I've finally figured it out. Book flashback. I've connected "Sunny Came Home" to a 1975 novel called My Sister Gone by Kathryn Marshall.
This brief novel tells the story of two sisters, Carrie and Helen, growing up in East Texas. There's something not quite right in the family, and 11-year-old Carrie wants revenge, although she seems to think of it as justice. (Carrie is the character who reminds me of Sunny in Colvin's song.) Helen, who is two years younger (and the narrator of My Sister Gone) reacts differently, seeming to will herself into a fog that never completely lifts, even as the years pass.

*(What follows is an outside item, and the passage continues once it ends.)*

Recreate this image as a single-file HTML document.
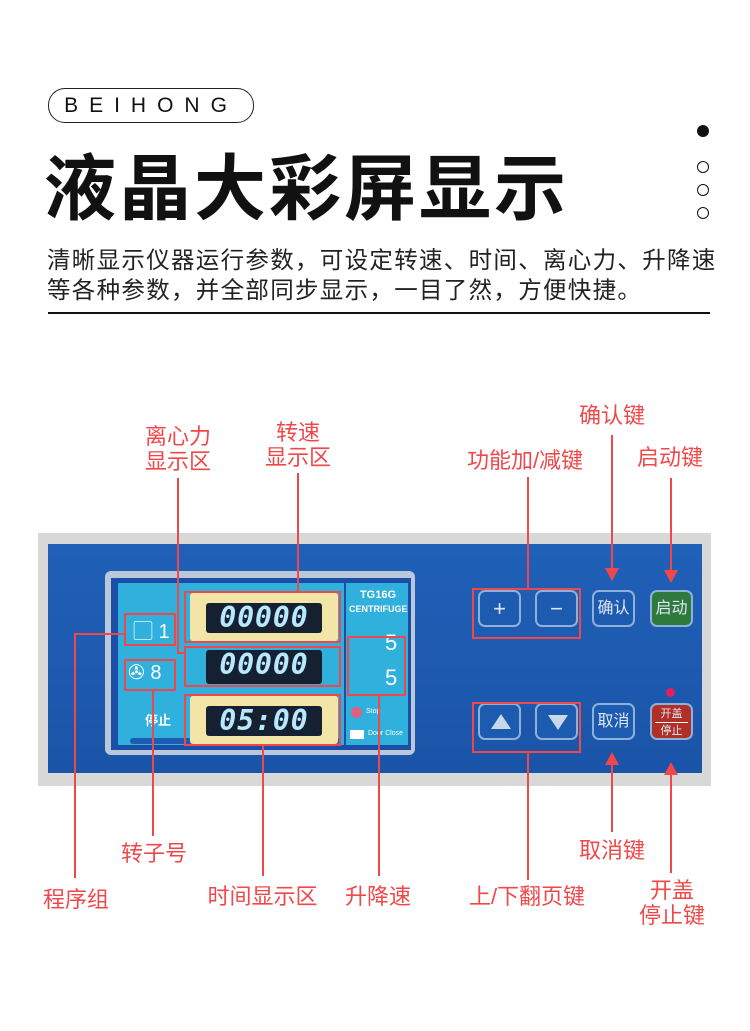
<!DOCTYPE html>
<html><head><meta charset="utf-8"><style>
body{margin:0;width:750px;height:1031px;background:#fff;position:relative;overflow:hidden;font-family:"Liberation Sans","Noto Sans CJK SC",sans-serif}
.a{position:absolute}
.lbl{position:absolute;color:#f0484a;font-size:22px;line-height:25px;text-align:center;white-space:nowrap}
.v{position:absolute;width:2px;background:#f0484a}
.h{position:absolute;height:2px;background:#f0484a}
.box{position:absolute;border:2px solid #f0484a;box-sizing:border-box}
.btn{position:absolute;width:43px;height:37px;border:2px solid #8fb0d8;border-radius:7px;box-sizing:border-box;background:#1d5bb0;color:#dfe8f5;font-size:16px;text-align:center;line-height:33px}
.dig{position:absolute;left:16px;right:16px;top:10px;bottom:8px;background:#152030;border-radius:3px;color:#b8e8ff;font-family:"DejaVu Sans Mono",monospace;font-style:italic;font-weight:bold;font-size:28px;text-align:center;line-height:30px;letter-spacing:1px}
.disp{position:absolute;left:190px;width:148px;background:#f3e4a8;border-radius:3px}
.tri{position:absolute;width:0;height:0}
</style></head><body>
<div class="a" style="left:48px;top:88px;width:204px;height:33px;border:1.5px solid #222;border-radius:17px;font-size:21px;letter-spacing:11px;text-align:center;line-height:33px;color:#111">BEIHONG</div>
<div class="a" style="left:44px;top:140px;font-size:72px;font-weight:bold;line-height:86px;color:#111;letter-spacing:3px;font-family:'Noto Sans CJK SC',sans-serif">液晶大彩屏显示</div>
<div class="a" style="left:697px;top:125px;width:12px;height:12px;border-radius:50%;background:#111"></div>
<div class="a" style="left:697px;top:161px;width:10px;height:10px;border-radius:50%;border:1.3px solid #111"></div>
<div class="a" style="left:697px;top:184px;width:10px;height:10px;border-radius:50%;border:1.3px solid #111"></div>
<div class="a" style="left:697px;top:207px;width:10px;height:10px;border-radius:50%;border:1.3px solid #111"></div>
<div class="a" style="left:47px;top:245px;font-size:23.5px;letter-spacing:1.3px;line-height:30px;color:#222;white-space:nowrap">清晰显示仪器运行参数，可设定转速、时间、离心力、升降速<br>等各种参数，并全部同步显示，一目了然，方便快捷。</div>
<div class="a" style="left:48px;top:312px;width:662px;height:2px;background:#111"></div>

<!-- panel -->
<div class="a" style="left:38px;top:533px;width:673px;height:253px;background:#d8d8d6"></div>
<div class="a" style="left:48px;top:544px;width:654px;height:229px;background:linear-gradient(180deg,#2160b8,#1a54a8)"></div>
<div class="a" style="left:105px;top:571px;width:310px;height:184px;background:#b8c8d8;border-radius:6px"></div>
<div class="a" style="left:111px;top:578px;width:300px;height:172px;background:#1c4ea8"></div>
<div class="a" style="left:118px;top:583px;width:226px;height:162px;background:#30b0dc"></div>
<div class="a" style="left:346px;top:583px;width:62px;height:162px;background:#30b0dc"></div>
<div class="a" style="left:130px;top:738px;width:210px;height:6px;background:#1d5cb0;border-radius:3px"></div>
<div class="a" style="left:349px;top:588px;color:#fff;font-size:11px;font-weight:bold;line-height:14px;text-align:center;width:58px">TG16G<br><span style="font-size:9px">CENTRIFUGE</span></div>
<div class="a" style="left:385px;top:630px;color:#fff;font-size:22px">5</div>
<div class="a" style="left:385px;top:665px;color:#fff;font-size:22px">5</div>
<div class="a" style="left:351px;top:707px;width:11px;height:11px;border-radius:50%;background:#e06080"></div>
<div class="a" style="left:366px;top:708px;color:#fff;font-size:7px">Stop</div>
<div class="a" style="left:350px;top:730px;width:14px;height:9px;background:#fff"></div>
<div class="a" style="left:368px;top:730px;color:#fff;font-size:7px">Door Close</div>
<div class="a" style="left:133px;top:615px;color:#fff;font-size:20px">▢ 1</div>
<div class="a" style="left:128px;top:660px;color:#fff;font-size:20px">✇ 8</div>
<div class="a" style="left:145px;top:710px;color:#fff;font-size:13px;font-weight:bold">停止</div>
<div class="disp" style="top:593px;height:48px"><div class="dig">00000</div></div>
<div class="disp" style="top:648px;height:38px;background:#30b0dc"><div class="dig" style="top:2px;bottom:2px">00000</div></div>
<div class="disp" style="top:696px;height:48px"><div class="dig">05:00</div></div>

<div class="btn" style="left:478px;top:590px;font-size:22px">+</div>
<div class="btn" style="left:535px;top:590px;font-size:22px">−</div>
<div class="btn" style="left:592px;top:590px">确认</div>
<div class="btn" style="left:650px;top:590px;background:#2e7a3c">启动</div>
<div class="btn" style="left:478px;top:703px"><div class="tri" style="left:11px;top:9px;border-left:10px solid transparent;border-right:10px solid transparent;border-bottom:15px solid #c8d8ea"></div></div>
<div class="btn" style="left:535px;top:703px"><div class="tri" style="left:11px;top:10px;border-left:10px solid transparent;border-right:10px solid transparent;border-top:15px solid #c8d8ea"></div></div>
<div class="btn" style="left:592px;top:703px">取消</div>
<div class="btn" style="left:650px;top:703px;background:#b03028;font-size:11px;line-height:14px;padding-top:2px">开盖<div style="height:1px;background:#fff;margin:1px 3px"></div>停止</div>
<div class="a" style="left:666px;top:688px;width:9px;height:9px;border-radius:50%;background:#e02060"></div>

<!-- red boxes -->
<div class="box" style="left:124px;top:613px;width:52px;height:33px"></div>
<div class="box" style="left:124px;top:659px;width:52px;height:32px"></div>
<div class="box" style="left:184px;top:591px;width:157px;height:52px"></div>
<div class="box" style="left:184px;top:646px;width:157px;height:41px"></div>
<div class="box" style="left:184px;top:694px;width:157px;height:52px"></div>
<div class="box" style="left:347px;top:636px;width:59px;height:60px"></div>
<div class="box" style="left:472px;top:588px;width:109px;height:51px"></div>
<div class="box" style="left:472px;top:702px;width:109px;height:51px"></div>

<!-- lines -->
<div class="v" style="left:177px;top:478px;height:176px"></div><div class="h" style="left:177px;top:652px;width:8px"></div>
<div class="v" style="left:297px;top:473px;height:119px"></div>
<div class="v" style="left:74px;top:633px;height:245px"></div><div class="h" style="left:74px;top:633px;width:51px"></div>
<div class="v" style="left:152px;top:690px;height:146px"></div>
<div class="v" style="left:262px;top:745px;height:131px"></div>
<div class="v" style="left:378px;top:695px;height:181px"></div>
<div class="v" style="left:527px;top:477px;height:112px"></div>
<div class="v" style="left:527px;top:752px;height:128px"></div>
<div class="v" style="left:611px;top:435px;height:138px"></div><div class="tri" style="left:605px;top:568px;border-left:7px solid transparent;border-right:7px solid transparent;border-top:13px solid #f0484a"></div>
<div class="v" style="left:670px;top:478px;height:97px"></div><div class="tri" style="left:664px;top:570px;border-left:7px solid transparent;border-right:7px solid transparent;border-top:13px solid #f0484a"></div>
<div class="v" style="left:611px;top:760px;height:72px"></div><div class="tri" style="left:605px;top:752px;border-left:7px solid transparent;border-right:7px solid transparent;border-bottom:13px solid #f0484a"></div>
<div class="v" style="left:670px;top:770px;height:103px"></div><div class="tri" style="left:664px;top:762px;border-left:7px solid transparent;border-right:7px solid transparent;border-bottom:13px solid #f0484a"></div>

<!-- labels -->
<div class="lbl" style="left:138px;top:424px;width:80px">离心力<br>显示区</div>
<div class="lbl" style="left:258px;top:420px;width:80px">转速<br>显示区</div>
<div class="lbl" style="left:572px;top:403px;width:80px">确认键</div>
<div class="lbl" style="left:458px;top:448px;width:134px">功能加/减键</div>
<div class="lbl" style="left:630px;top:445px;width:80px">启动键</div>
<div class="lbl" style="left:114px;top:841px;width:80px">转子号</div>
<div class="lbl" style="left:572px;top:838px;width:80px">取消键</div>
<div class="lbl" style="left:36px;top:887px;width:80px">程序组</div>
<div class="lbl" style="left:198px;top:884px;width:129px">时间显示区</div>
<div class="lbl" style="left:338px;top:884px;width:80px">升降速</div>
<div class="lbl" style="left:458px;top:884px;width:138px">上/下翻页键</div>
<div class="lbl" style="left:632px;top:878px;width:80px">开盖<br>停止键</div>
</body></html>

Although the characters are young, it's not a YA novel. A reviewer on Amazon made a comparison with To Kill A Mockingbird. Not even close. My Sister Gone is blunt, gritty and graphic. I remember recoiling at practically everything in the book, yet I also thought it was brilliantly done.
Since I was only in middle school when My Sister Gone came out, I'm not sure about how much of a stir it created. From what I can remember, it now seems as if it was way ahead of its time. For example, readers who are attracted to Gillian Flynn's books would be interested in My Sister Gone.
Originally published by Harper & Row, the novel was reissued in 1992 by Clark City Press. I'd like to see it issued a third time so a new generation could discover it and I could read it again and see if it is the same book that still haunts me after nearly 40 years.